What are good auto vacuum settings (recommendations) for tables like:

  • High Write Table Insert load

    Range between 30-10,000 inserts in a day. The table can idle for weeks without load, but can get bursts of inserts at least three times a week.

  • High Update Table

    It uses partition table data, is 3-8 times the size of my table from a single insert.

  • High Write Table

    A single row gets updated only once, but bursts of unique key updates in a day
    and needs to be updated it could be 30-10,000 key update.

  • High Read Table

    Most tables are high read tables set to fill factor 80 for my data warehouse, housing table that came from the computation of High Update Table

My deletes happen monthly and in batches. Everything relating to the key gets deleted or moved as backup.

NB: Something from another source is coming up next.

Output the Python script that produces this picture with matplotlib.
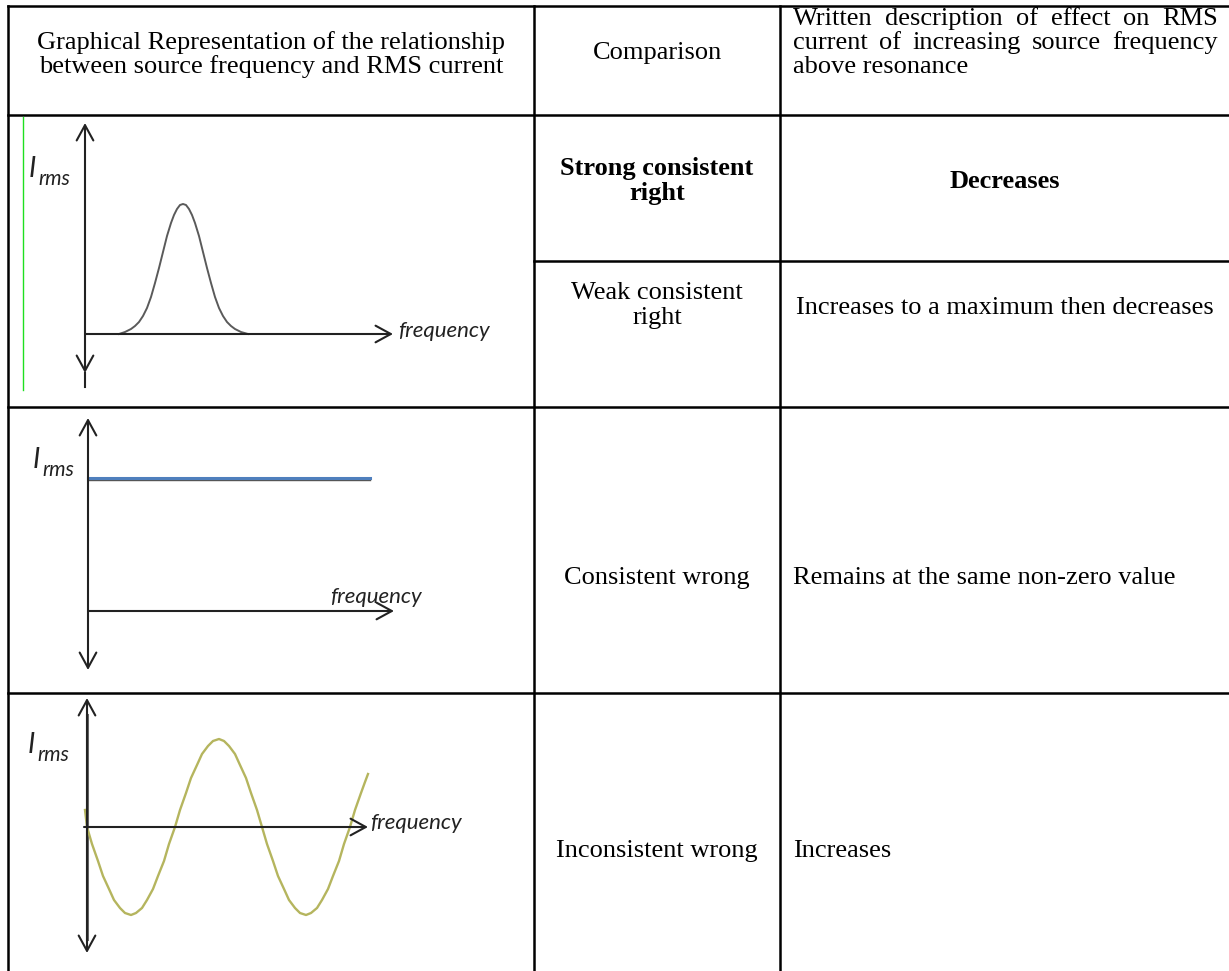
import numpy as np
import matplotlib.pyplot as plt

W, H = 1229, 971

# table text
header_graph = ["Graphical Representation of the relationship",
                "between source frequency and RMS current"]
header_comp = "Comparison"
header_desc = ["Written description of effect on RMS",
               "current of increasing source frequency",
               "above resonance"]
comparisons = [["Strong consistent", "right"], ["Weak consistent", "right"],
               ["Consistent wrong"], ["Inconsistent wrong"]]
descriptions = ["Decreases", "Increases to a maximum then decreases",
                "Remains at the same non-zero value", "Increases"]

# graph 1: resonance peak (frequency, I_rms)
peak_f = [34, 40, 46, 50, 54, 58, 62, 66, 70, 74, 78, 82, 86, 89, 92, 95, 98, 101, 104,
          107, 110, 114, 118, 122, 126, 130, 134, 138, 142, 146, 150, 156, 163]
peak_i = [0, 2, 5, 8, 12, 18, 26, 37, 51, 66, 82, 98, 111, 119, 125, 129, 130, 129, 125,
          119, 111, 98, 82, 66, 51, 37, 26, 18, 12, 8, 5, 2, 0]

# graph 2: flat line
flat_f = [0, 282]
flat_i = [133, 133]

# graph 3: wave
wave_f = [-2, 0, 5, 11, 16, 22, 27, 33, 38, 44, 49, 55, 60, 66, 71, 77, 82, 88,
          93, 99, 104, 110, 115, 121, 126, 132, 137, 142, 148, 153, 159, 164, 170, 175,
          180, 186, 191, 197, 202, 208, 213, 219, 224, 230, 235, 241, 246, 252, 257, 263,
          268, 274, 278, 281]
wave_i = [17, 0, -17, -34, -49, -62, -73, -81, -86, -88, -86, -81, -73, -62, -49, -34, -17, 0,
          17, 34, 49, 62, 73, 81, 86, 88, 86, 81, 73, 62, 49, 34, 17, 0,
          -17, -34, -49, -62, -73, -81, -86, -88, -86, -81, -73, -62, -49, -34, -17, 0,
          17, 34, 45, 53]

serif = 'Liberation Serif'
fs = 19

fig = plt.figure(figsize=(W / 100, H / 100), dpi=100)
bg = fig.add_axes([0, 0, 1, 1])
bg.set_xlim(0, W)
bg.set_ylim(H, 0)
bg.axis('off')

# grid lines
lw = 1.8
for y in [6, 115, 407, 693]:
    bg.plot([8, W], [y, y], color='black', lw=lw, solid_capstyle='projecting')
bg.plot([534, W], [261, 261], color='black', lw=lw)
for x in [8, 534, 780]:
    bg.plot([x, x], [6, H], color='black', lw=lw, solid_capstyle='projecting')
bg.plot([23, 23], [117, 390], color='#1fe01f', lw=1.0)

txt = dict(va='baseline', fontsize=fs, family=serif)

# header
bg.text(271, 49, header_graph[0], ha='center', **txt)
bg.text(271, 73, header_graph[1], ha='center', **txt)
bg.text(657, 59, header_comp, ha='center', **txt)

fig.canvas.draw()
renderer = fig.canvas.get_renderer()


def justify(line, x0, x1, y):
    words = line.split()
    texts = [bg.text(0, y, w, **txt) for w in words]
    widths = [t.get_window_extent(renderer).width for t in texts]
    gap = (x1 - x0 - sum(widths)) / (len(words) - 1)
    x = x0
    for t, w in zip(texts, widths):
        t.set_x(x)
        x += w + gap


justify(header_desc[0], 793, 1218, 25)
justify(header_desc[1], 793, 1218, 49)
bg.text(793, 73, header_desc[2], **txt)

# comparison column
for k, line in enumerate(comparisons[0]):
    bg.text(657, 175 + 25 * k, line, ha='center', weight='bold', **txt)
for k, line in enumerate(comparisons[1]):
    bg.text(657, 299 + 25 * k, line, ha='center', **txt)
bg.text(657, 584, comparisons[2][0], ha='center', **txt)
bg.text(657, 857, comparisons[3][0], ha='center', **txt)

# description column
bg.text(1005, 188, descriptions[0], ha='center', weight='bold', **txt)
bg.text(1005, 314, descriptions[1], ha='center', **txt)
bg.text(793, 584, descriptions[2], **txt)
bg.text(793, 857, descriptions[3], **txt)


def graph_axes(ox, oy, top, bottom):
    # axes over the first column, one data unit = one pixel, origin at (ox, oy)
    ax = fig.add_axes([8 / W, 1 - bottom / H, (534 - 8) / W, (bottom - top) / H])
    ax.set_xlim(8 - ox, 534 - ox)
    ax.set_ylim(oy - bottom, oy - top)
    ax.axis('off')
    return ax


def draw_axes(ax, x_end, y_top, y_bot, x_start=0, axis_col='#222222'):
    arrow = dict(arrowstyle='->,head_length=0.55,head_width=0.3', lw=1.5, color=axis_col,
                 shrinkA=0, shrinkB=0, mutation_scale=20)
    ax.annotate('', xy=(x_end, 0), xytext=(x_start, 0), arrowprops=arrow)
    dbl = dict(arrow, arrowstyle='<->,head_length=0.55,head_width=0.3')
    ax.annotate('', xy=(0, y_top), xytext=(0, y_bot), arrowprops=dbl)


lab = dict(style='italic', family='Lato', color='#222222', va='baseline')


def irms(ax, x, y):
    ax.text(x, y, 'I', fontsize=20, **lab)
    ax.text(x + 9, y - 8, 'rms', fontsize=15, **lab)


# graph 1
ax1 = graph_axes(85, 334, 115, 407)
draw_axes(ax1, 308, 211, -39)
ax1.plot([0, 0], [-39, -53], color='#222222', lw=1.5)
ax1.plot(peak_f, peak_i, color='#5a5a5a', lw=1.4, solid_joinstyle='round')
ax1.text(313, -3, 'frequency', fontsize=16, **lab)
irms(ax1, -56, 157)

# graph 2
ax2 = graph_axes(88, 611, 407, 693)
draw_axes(ax2, 306, 193, -59)
ax2.plot(flat_f, [v - 1.5 for v in flat_i], color='#555555', lw=1.0)
ax2.plot(flat_f, flat_i, color='#4f7fbd', lw=2.2)
ax2.text(334, 8, 'frequency', ha='right', fontsize=16, **lab)
irms(ax2, -55, 143)

# graph 3
ax3 = graph_axes(87, 827, 693, H)
ax3.plot([0, 0], [112, -112], color='#666666', lw=2.2)
draw_axes(ax3, 281, 129, -126, x_start=-3)
ax3.plot(wave_f, wave_i, color='#b5b55e', lw=1.7, solid_joinstyle='round')
ax3.text(283, -2, 'frequency', fontsize=16, **lab)
irms(ax3, -59, 74)

fig.savefig('out.png', dpi=100)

Currently my fill factor is set to be 10-20 for high update table.

Using TDS db.t3.large but I switch to db.t3.micro during low traffic.

Also, does setting fill factor really low slow down selects?

Best Answer

That question is too broad, but here are some pointers about configuring autovacuum:

  • For tables that receive bulk inserts, run an explicit VACUUM afterwards or use PostgreSQL v13.

  • For tables with many updates, a fillfactor of 70 to 90 (depending on row size) is a good thing if no updated columns are indexed. 10 or 20 is just a crazy waste of space.

  • There is no need to care about autovacuum for tables that are only read.

  • With mass deletes, there is nothing much you can do. If you can use partitioning, that pain may vanish completely.

Of course low fillfactor will have a negative impact on query performance; that is the price you are paying for more efficient data modifications:

  • For sequential scans, the impact is clear: you have to read all that empty space too.

  • For index scans that read only a single row, there will be no performance impact.

  • Index scans that read several rows are somewhere in the middle, since they will have to read more blocks if fillfactor is low, because the rows will be spread across more blocks.

  • Don't forget the impact on caching efficiency: If your blocks consist mostly of air, the RAM used for caching will also mostly contain dead space.